Only the lines from the start of the data below through the line that contains "import pandas as pd" are to be copied, exactly and without pictures.
## Begin
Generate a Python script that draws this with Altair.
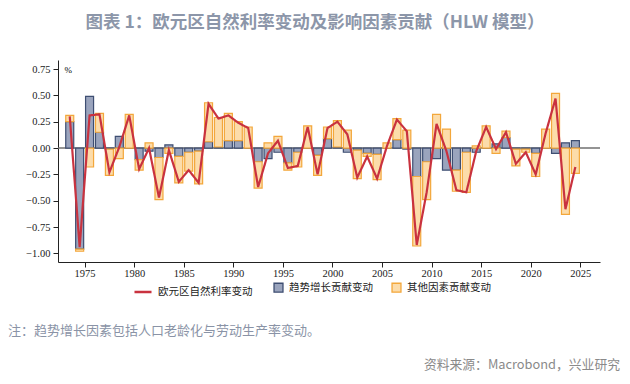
import altair as alt
import pandas as pd

years = list(range(1973, 2025))
trend = [0.25, -0.96, 0.49, 0.15, -0.01, 0.11, 0.00, -0.11, -0.03, -0.09,
         0.03, -0.08, -0.04, -0.03, 0.06, 0.01, 0.07, 0.07, 0.00, -0.13,
         -0.10, -0.04, -0.14, -0.04, 0.00, -0.07, 0.09, 0.01, -0.04, -0.02,
         -0.05, -0.06, 0.00, 0.08, -0.01, -0.27, -0.13, -0.10, -0.21, -0.21,
         -0.04, -0.04, 0.00, 0.04, 0.10, -0.01, -0.01, -0.05, 0.00, -0.05,
         0.05, 0.07]
other = [0.06, -0.02, -0.18, 0.18, -0.25, -0.10, 0.32, -0.10, 0.05, -0.40,
         -0.05, -0.25, -0.18, -0.31, 0.37, 0.28, 0.26, 0.18, 0.20, -0.25,
         0.05, 0.11, -0.07, -0.14, 0.21, -0.19, 0.11, 0.25, 0.17, -0.27,
         -0.03, -0.24, 0.05, 0.20, 0.17, -0.66, -0.36, 0.32, 0.18, -0.20,
         -0.38, 0.02, 0.21, -0.05, 0.06, -0.16, -0.03, -0.22, 0.18, 0.52,
         -0.63, -0.24]
natural = [0.30, -0.94, 0.31, 0.32, -0.23, 0.01, 0.31, -0.20, 0.00, -0.47,
           -0.02, -0.32, -0.21, -0.33, 0.42, 0.28, 0.31, 0.24, 0.19, -0.37,
           -0.05, 0.07, -0.19, -0.17, 0.20, -0.25, 0.19, 0.25, 0.13, -0.28,
           -0.08, -0.29, 0.02, 0.27, 0.16, -0.92, -0.42, 0.23, -0.03, -0.40,
           -0.42, -0.03, 0.20, -0.01, 0.15, -0.15, -0.04, -0.25, 0.14, 0.47,
           -0.58, -0.18]

LINE = "欧元区自然利率变动"
TREND = "趋势增长贡献变动"
OTHER = "其他因素贡献变动"
x_ticks = [1975, 1980, 1985, 1990, 1995, 2000, 2005, 2010, 2015, 2020, 2025]
y_ticks = [0.75, 0.5, 0.25, 0.0, -0.25, -0.5, -0.75, -1.0]

TITLE = "图表 1：欧元区自然利率变动及影响因素贡献（HLW 模型）"
NOTE = "注：趋势增长因素包括人口老龄化与劳动生产率变动。"
SOURCE = "资料来源：Macrobond，兴业研究"

RED = "#c9323f"
NAVY = "#3e4e72"
NAVY_FILL = "#9aa4bd"
ORANGE = "#f3a73b"
ORANGE_FILL = "#fcdcaa"

bars = pd.DataFrame({
    "mid": [y + 0.5 for y in years] * 2,
    "value": trend + other,
    "series": [TREND] * len(years) + [OTHER] * len(years),
    "ord": [0] * len(years) + [1] * len(years),
})
line_df = pd.DataFrame({
    "mid": [y + 0.5 for y in years],
    "value": natural,
    "series": [LINE] * len(years),
})

xscale = alt.Scale(domain=[1972.82, 2026.48], nice=False, zero=False)
yscale = alt.Scale(domain=[-1.082, 0.836], nice=False, zero=False)

LEG_FONT = dict(labelFont="Noto Sans CJK SC", labelFontSize=10.5, labelColor="#222",
                labelOffset=5, labelLimit=300, title=None, orient="none",
                direction="horizontal")

bar_legend = alt.Legend(legendX=215, legendY=222, symbolType="square", symbolSize=80,
                        symbolStrokeWidth=1.3, symbolOpacity=1, columnPadding=16, **LEG_FONT)
line_legend = alt.Legend(legendX=75, legendY=222, symbolType="stroke", symbolSize=290,
                         symbolStrokeWidth=2.5, symbolStrokeColor=RED, columnPadding=6, **LEG_FONT)

x_axis = alt.Axis(values=x_ticks, format="d", title=None, grid=False,
                  tickSize=5, labelPadding=1)
y_axis = alt.Axis(values=y_ticks, format=".2f", title="%", grid=False,
                  tickSize=5, labelPadding=3, titleAngle=0, titleX=6, titleY=9,
                  titleAlign="left", titleBaseline="middle", titleFontSize=9,
                  titleFont="Liberation Serif", titleFontWeight="normal")

zero = alt.Chart(pd.DataFrame({"z": [0]})).mark_rule(color="#707070", strokeWidth=1.5).encode(
    y=alt.Y("z:Q", scale=yscale, axis=y_axis)
)

bar_scale_fill = alt.Scale(domain=[TREND, OTHER], range=[NAVY_FILL, ORANGE_FILL])
bar_scale_stroke = alt.Scale(domain=[TREND, OTHER], range=[NAVY, ORANGE])

bar_layer = alt.Chart(bars).mark_bar(width=8, strokeWidth=1.2).encode(
    x=alt.X("mid:Q", scale=xscale, axis=x_axis),
    y=alt.Y("value:Q", scale=yscale, stack="zero", axis=y_axis),
    fill=alt.Fill("series:N", scale=bar_scale_fill, legend=bar_legend),
    stroke=alt.Stroke("series:N", scale=bar_scale_stroke, legend=bar_legend),
    order=alt.Order("ord:Q"),
)

line_layer = alt.Chart(line_df).mark_line(strokeWidth=2.2, color=RED).encode(
    x=alt.X("mid:Q", scale=xscale, axis=x_axis),
    y=alt.Y("value:Q", scale=yscale, axis=y_axis),
    strokeDash=alt.StrokeDash("series:N", scale=alt.Scale(domain=[LINE], range=[[1, 0]]),
                              legend=line_legend),
)

note = alt.Chart(pd.DataFrame({"t": [NOTE]})).mark_text(
    align="left", baseline="middle", font="Noto Sans CJK SC", fontSize=13, color="#8a93a6"
).encode(text="t:N", x=alt.value(-50), y=alt.value(271))

source = alt.Chart(pd.DataFrame({"t": [SOURCE]})).mark_text(
    align="right", baseline="middle", font="Noto Sans CJK SC", fontSize=12.8, color="#8a8a8a"
).encode(text="t:N", x=alt.value(562), y=alt.value(305))

chart = alt.layer(zero, bar_layer, line_layer, note, source).properties(
    width=542, height=202,
    padding={"left": 50, "top": 52, "right": 22, "bottom": 114},
    autosize=alt.AutoSizeParams(type="none"),
    title=alt.TitleParams(TITLE, anchor="middle", frame="group", dx=-14, offset=29,
                          font="Noto Sans CJK SC", fontSize=17.5, fontWeight="bold",
                          color="#8c96a9"),
).configure_view(stroke=None).configure_axis(
    domainColor="#222", tickColor="#222", labelColor="#222",
    labelFont="Liberation Serif", labelFontSize=10.5,
)

chart.save("out.html", embed_options={"renderer": "svg", "actions": False})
## End
## EXERCISE OUTPUT
Generate a Python script that draws this with Altair.
import altair as alt
import pandas as pd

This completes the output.